COLLECTED MATERIAL:

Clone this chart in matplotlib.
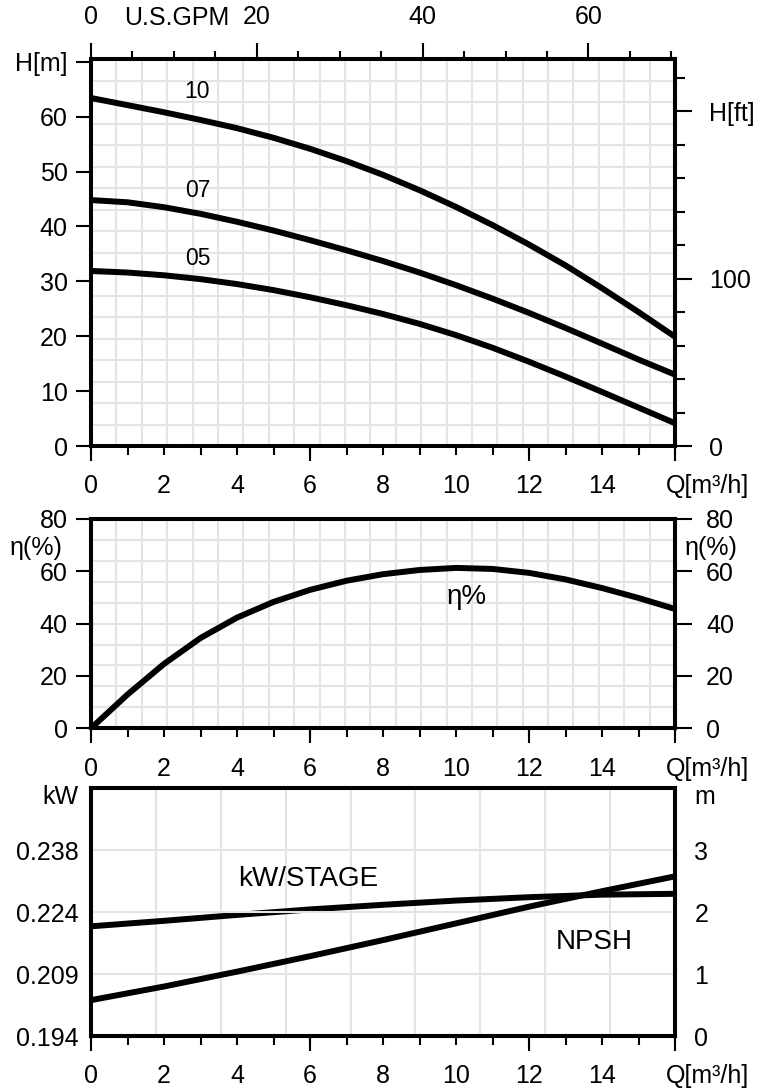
import matplotlib
matplotlib.use("Agg")
from matplotlib import pyplot
from matplotlib.transforms import ScaledTranslation, blended_transform_factory
import numpy as np

pyplot.rcParams['font.family'] = ['Liberation Sans', 'DejaVu Sans']
pyplot.rcParams['font.size'] = 18

# flow rate Q [m3/h]
q = [0, 1, 2, 3, 4, 5, 6, 7, 8, 9, 10, 11, 12, 13, 14, 15, 16]
# head curves H [m] for 10 / 07 / 05 stages
head_10 = [63.4, 62.1, 60.8, 59.4, 57.9, 56.15, 54.15, 51.9, 49.4, 46.6, 43.55, 40.25, 36.7, 32.9, 28.75, 24.4, 19.9]
head_07 = [44.8, 44.4, 43.5, 42.3, 40.85, 39.25, 37.5, 35.65, 33.7, 31.6, 29.3, 26.85, 24.25, 21.5, 18.65, 15.75, 13.0]
head_05 = [31.9, 31.6, 31.1, 30.4, 29.5, 28.4, 27.1, 25.65, 24.05, 22.25, 20.2, 17.9, 15.35, 12.65, 9.85, 7.0, 4.15]
# efficiency [%]
eff = [0, 12.9, 24.6, 34.5, 42.3, 48.3, 52.9, 56.4, 58.9, 60.5, 61.3, 60.9, 59.4, 56.9, 53.6, 49.8, 45.6]
# power per stage [kW] and NPSH [m]
q_low = [0, 2, 4, 6, 8, 10, 12, 14, 16]
power_kw = [0.2200, 0.2213, 0.2227, 0.2240, 0.2251, 0.2261, 0.2269, 0.2275, 0.2277]
npsh_m = [0.58, 0.80, 1.04, 1.29, 1.55, 1.82, 2.09, 2.34, 2.58]

kw_ticklabels = ["0.194", "0.209", "0.224", "0.238"]
kw_base = 0.194
kw_step = 0.014667
GPM_PER_M3H = 1 / 0.22712
FT_PER_M = 1 / 0.3048

q_label = "Q[m³/h]"
grid_color = "#e4e4e4"
line_w = 4.3
spine_w = 2.9
px = 0.72  # points per pixel at dpi 100


def curve(ax, x, y):
    ax.plot(x, y, color="black", lw=line_w, solid_capstyle="butt", solid_joinstyle="round")


def style_spines(ax):
    for s in ax.spines.values():
        s.set_linewidth(spine_w)


def q_axis(ax, pad):
    ax.set_xlim(0, 16)
    ax.set_xticks(q)
    ax.set_xticklabels([str(v) if v % 2 == 0 and v < 16 else "" for v in q[:-1]] + [q_label])
    ax.set_xticks([0, 6, 12, 16], minor=True)
    ax.xaxis.remove_overlapping_locs = False
    ax.tick_params(axis="x", which="major", length=9 * px, width=1.5, pad=pad)
    ax.tick_params(axis="x", which="minor", length=15 * px, width=1.5)
    lab = ax.get_xticklabels()[-1]
    lab.set_transform(lab.get_transform() + ScaledTranslation(0.32, 0, ax.figure.dpi_scale_trans))


def draw_grid(ax, nx, ny, ylim):
    for x in np.linspace(0, 16, nx + 1)[1:-1]:
        ax.axvline(x, color=grid_color, lw=1.5, zorder=0)
    for y in np.linspace(ylim[0], ylim[1], ny + 1)[1:-1]:
        ax.axhline(y, color=grid_color, lw=1.5, zorder=0)


fig = pyplot.figure(figsize=(7.65, 10.91), dpi=100)

# ---- head ----
h_top = 70.5
ax1 = fig.add_axes([0.119, 0.5912, 0.7634, 0.3547])
curve(ax1, q, head_10)
curve(ax1, q, head_07)
curve(ax1, q, head_05)
ax1.set_ylim(0, h_top)
draw_grid(ax1, 23, 18, (0, h_top))
ax1.set_yticks([0, 10, 20, 30, 40, 50, 60, 70])
ax1.set_yticklabels(["0", "10", "20", "30", "40", "50", "60", "H[m]"])
ax1.tick_params(axis="y", length=15 * px, width=1.5, pad=6)
q_axis(ax1, pad=14)
ax1.text(2.9, 64.6, "10", ha="center", va="center", fontsize=16.5)
ax1.text(2.93, 46.6, "07", ha="center", va="center", fontsize=16.5)
ax1.text(2.93, 34.1, "05", ha="center", va="center", fontsize=16.5)
style_spines(ax1)

gpm = ax1.secondary_xaxis("top", functions=(lambda v: v * GPM_PER_M3H, lambda v: v / GPM_PER_M3H))
gpm.set_xticks([0, 20, 40, 60])
gpm.set_xticks(np.arange(0, 71, 5), minor=True)
gpm.tick_params(which="major", length=16 * px, width=1.5, pad=10)
gpm.tick_params(which="minor", length=8 * px, width=1.5)
gpm.spines["top"].set_linewidth(spine_w)
ax1.annotate("U.S.GPM", xy=(10.4 / GPM_PER_M3H, 1), xycoords=("data", "axes fraction"),
             xytext=(0, 41 * px), textcoords="offset points", ha="center", va="center")

ft = ax1.secondary_yaxis("right", functions=(lambda v: v * FT_PER_M, lambda v: v / FT_PER_M))
ft.set_yticks([0, 100, 200])
ft.set_yticklabels(["0", "100", "H[ft]"])
ft.set_yticks(np.arange(0, 221, 20), minor=True)
ft.tick_params(which="major", length=17 * px, width=1.5, pad=12)
ft.tick_params(which="minor", length=10 * px, width=1.5)
ft.spines["right"].set_linewidth(spine_w)

# ---- efficiency ----
ax2 = fig.add_axes([0.119, 0.3325, 0.7634, 0.1918])
curve(ax2, q, eff)
ax2.set_ylim(0, 80)
draw_grid(ax2, 23, 10, (0, 80))
ax2.set_yticks([0, 20, 40, 60, 80])
ax2.tick_params(axis="y", length=15 * px, width=1.5, pad=6)
q_axis(ax2, pad=14)
tr = blended_transform_factory(ax2.transAxes, ax2.transData)
ax2.text(-0.048, 69, "η(%)", transform=tr, ha="right", va="center")
ax2.text(1.017, 69, "η(%)", transform=tr, ha="left", va="center")
ax2.text(10.3, 50.2, "η%", ha="center", va="center", fontsize=20)
style_spines(ax2)
ax2r = ax2.twinx()
ax2r.set_ylim(0, 80)
ax2r.set_yticks([0, 20, 40, 60, 80])
ax2r.tick_params(axis="y", length=17 * px, width=1.5, pad=10)
style_spines(ax2r)

# ---- power / NPSH ----
ax3 = fig.add_axes([0.119, 0.0504, 0.7634, 0.2269])
curve(ax3, q_low, power_kw)
ax3.set_ylim(kw_base, kw_base + 4 * kw_step)
ax3.set_yticks([kw_base + i * kw_step for i in range(4)] + [kw_base + 3.9 * kw_step])
ax3.set_yticklabels(kw_ticklabels + ["kW"])
ax3.tick_params(axis="y", length=0, pad=9)
for x in np.linspace(0, 16, 10)[1:-1]:
    ax3.axvline(x, color=grid_color, lw=1.5, zorder=0)
q_axis(ax3, pad=14)
style_spines(ax3)
ax3r = ax3.twinx()
curve(ax3r, q_low, npsh_m)
ax3r.set_ylim(0, 4)
ax3r.set_yticks([0, 1, 2, 3, 3.9])
ax3r.set_yticklabels(["0", "1", "2", "3", "m"])
ax3r.tick_params(axis="y", length=0, pad=14)
for y in [1, 2, 3]:
    ax3r.axhline(y, color=grid_color, lw=1.5, zorder=0)
ax3r.text(5.95, 2.53, "kW/STAGE", ha="center", va="center", fontsize=20)
ax3r.text(13.8, 1.52, "NPSH", ha="center", va="center", fontsize=20)
style_spines(ax3r)

pyplot.savefig("out.png", dpi=100)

WHAT YOU NEED TO DO:
Wherever "matplotlib" shows up in a line, copy that line.

COMPLETED EXERCISE:
Clone this chart in matplotlib.
import matplotlib
matplotlib.use("Agg")
from matplotlib import pyplot
from matplotlib.transforms import ScaledTranslation, blended_transform_factory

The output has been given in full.